Westpac posts $3.4B H1 profit amid global unrest
Westpac (ASX:WBC) reported a statutory net profit of $3.4 billion, a figure that represents a 3% increase on the first half of 2025 despite a 5% dip compared to the previous six months.
CEO Anthony Miller described the performance as "solid operating momentum" achieved against a backdrop of significant global uncertainty and market volatility.
While net profit excluding notable items landed at $3.5 billion, the bank maintained a robust capital position with a CET1 ratio of 12.4%, comfortably exceeding regulatory targets.
The bank’s strategic focus on the Australian mortgage market has yielded results, with growth excluding RAMS reaching 1.2 times the system average.

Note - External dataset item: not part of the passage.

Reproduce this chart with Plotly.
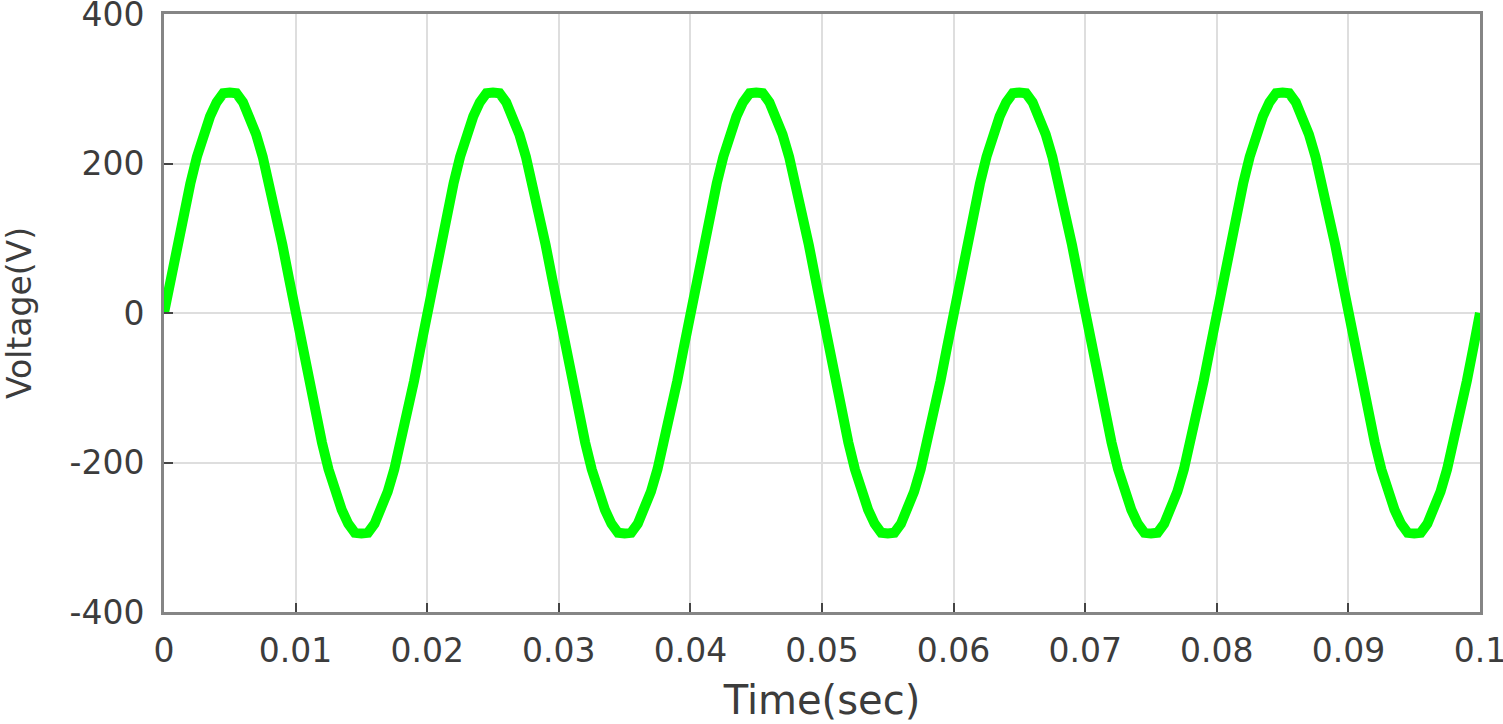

Despite the economic pressures of Middle Eastern conflict and disrupted energy supply chains affecting household costs, Westpac has bolstered its resilience by increasing provisions and managing expenses.
A key pillar of their current strategy includes a commitment to regional Australia, evidenced by a moratorium on branch closures until 2030 and a 15% expansion in their agribusiness portfolio.
Miller emphasised the importance of the UNITE programme and the recent migration to a single wealth platform on BT Panorama to streamline operations.
The lender declared an interim ordinary fully franked dividend of 77 cents per share.